Am 10.06.24 um 18:35 schrieb Paul Koning:
On Jun 10, 2024, at 11:48 AM, Georg-Johann Lay <a...@gjlay.de> wrote:
Am 08.06.24 um 11:32 schrieb Mikael Pettersson via Gcc:
On Thu, Jun 6, 2024 at 8:59 PM Dimitar Dimitrov <dimi...@dinux.eu> wrote:
Have you tried defining TARGET_LEGITIMIZE_ADDRESS for your target? From
a quick search I see that the iq2000 and rx backends are rewriting some
PLUS expression addresses with insn sequence to calculate the address.
I have partial success.
The key was to define both TARGET_LEGITIMATE_ADDRESS_P and an
addptr<Pmode>3 insn.
I had tried TARGET_LEGITIMATE_ADDRESS_P before, together with various
combinations of TARGET_LEGITIMIZE_ADDRESS and
LEGITIMIZE_RELOAD_ADDRESS, but they all threw gcc into reload loops.
My add<Pmode>3 insn clobbers the CC register. The docs say to define
addptr<Pmode>3 in this case, and that eliminated the reload loops.
The issue now is that the machine cannot perform an add without
clobbering the CC register, so I'll have to hide that somehow. When
emitting the asm code, can one check if the CC register is LIVE-OUT
from the insn? If it isn't I shouldn't have to generate code to
preserve it.
/Mikael
There is a different approach like liken by AVR (and maybe some
more targets):
Don't introduce CC until after reload, i.e. keep cbranch insns
and only split them to compare + branch after reload in the
first post reload split pass.
It's some effort because the number of insns is effectively
doubled: One pre-reload version of the insn without CC,
and a postreload version with CC. On AVR, most insns don't
set CCmode is a usable way, so that works, though not as
well like the killed cc0 representation.
Yes, PDP11 does this also. And it uses define_subst to create two post-reload
flavors, one that clobbers CC, one that sets it. (The CC set from most
instructions is pretty useable in the sense that it's generally what's needed
for a compare against zero.)
Then I am not sure whether TARGET_LEGITIMIZE_ADDRESS works in
all situations, in particular when it comes to accessing frame
locations. It might be required to fake-supply reg+offset
addressing, and then split that post-reload.

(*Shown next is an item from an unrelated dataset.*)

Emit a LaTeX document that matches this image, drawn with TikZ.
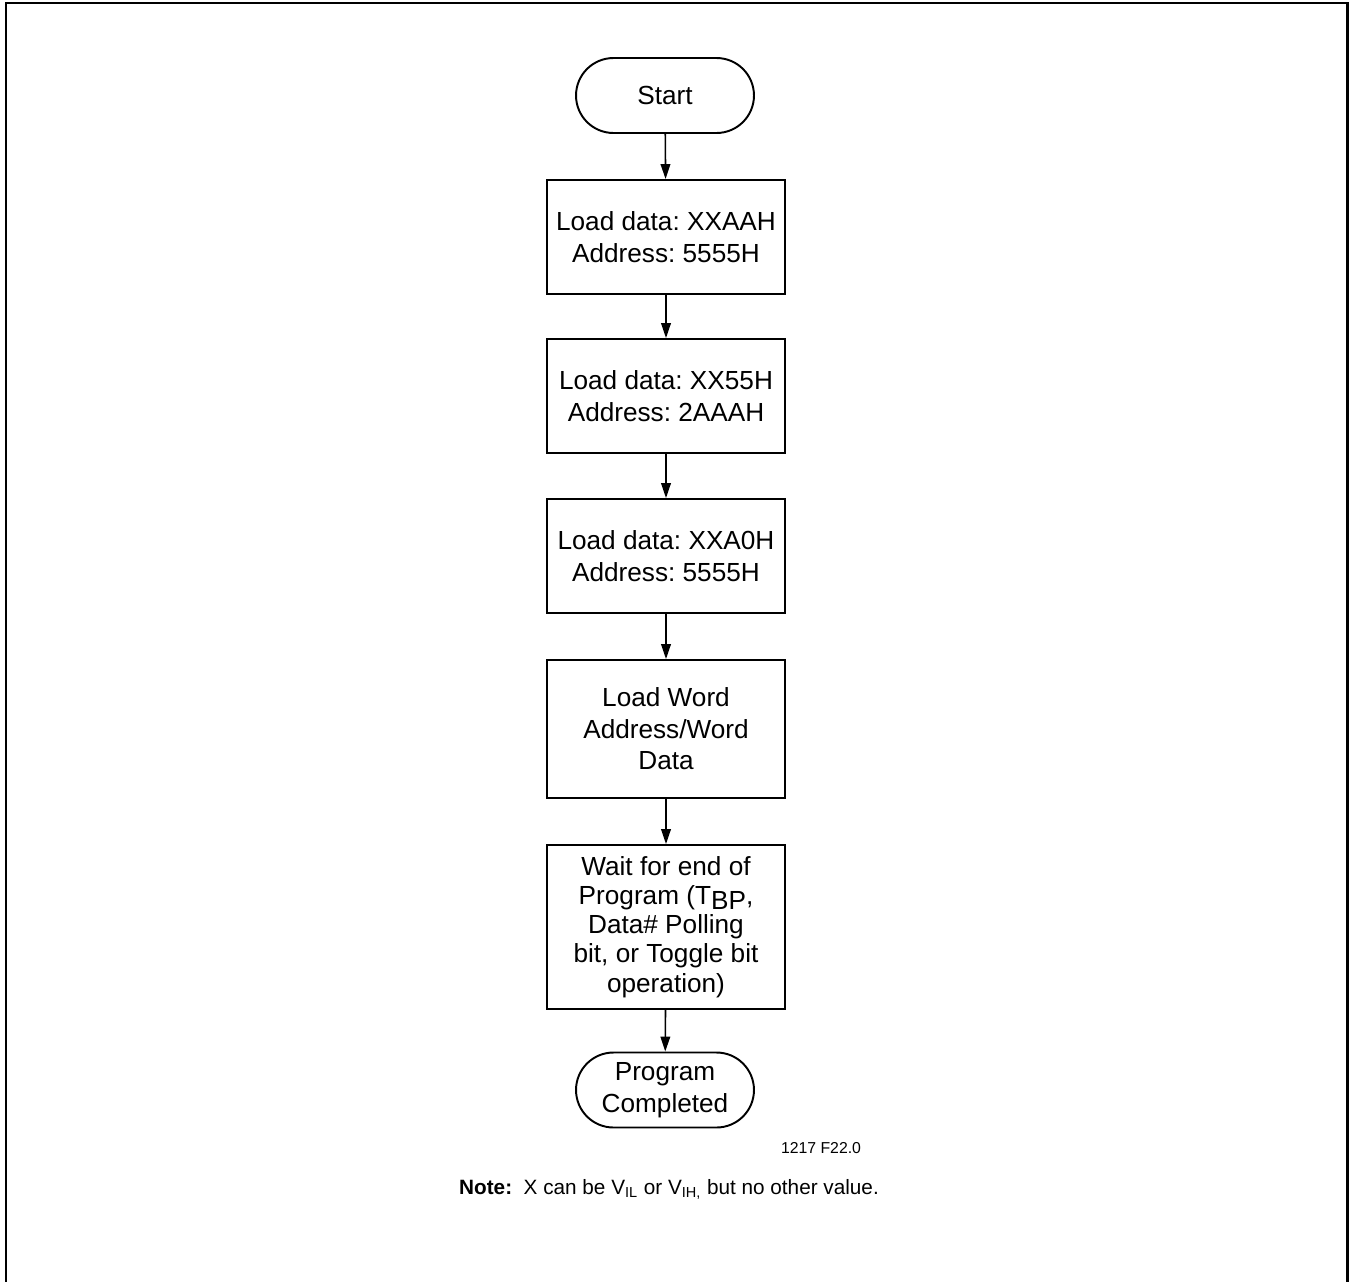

An example is the Reduced Tiny cores (-mavrtiny) of the AVR
port that only support POST_INC or byte addressing. Splitting
locations after reload improved code quality a lot.
Did you find a good way to handle POST_INC or similar modes in LRA? PDP11
would like to use that (and PRE_DEC) but it seems that LRA is even less willing
than recent versions of old reload to generate such modes.
paul
avr still uses reload, and even there POST_INC-only and REG-only
addressing isn't well supported. I'd guess that LRA isn't going
to be an improvement in that regard.
Even when you expand to always POST_INC, the rtl passes will
ignore that and load the address to a new register and to
arithmetic there instead of using the post-inc address.
The problem with X-only addressing is that after regalloc, you
end up with code that does / must do fake addressing modes like
;; insn1: reg1 = FP[off1]
FP += off1 * size1
reg1 = *FP++
FP -= (off1+1) * size1
;; insn2: reg2 = FP[off2]
FP += off2 * size2
reg2 = *FP++
FP -= (off2+1) * size2
You cannot change the frame-pointer like that in regalloc
or LEGITIMATE_ADDRESS etc, and when you post-reload split
into real instructions in order to combine
FP -= (off1+1) * size1
FP += off2 * size2
into one PLUS insn, then you are running into bugs like
https://gcc.gnu.org/bugzilla/show_bug.cgi?id=114208
where DSE deletes a store that is NOT dead.
For POST_INC optimization in general, there was an announcement
quite some time ago that someone would have a go at
improving pre- / post-modify situations, but I don't know
whether that was a dead end somewhere in the loop passes...
The old lreg/greg allocator had some astonishing tricks up
its sleeves, but that days are over since SSA.
Johann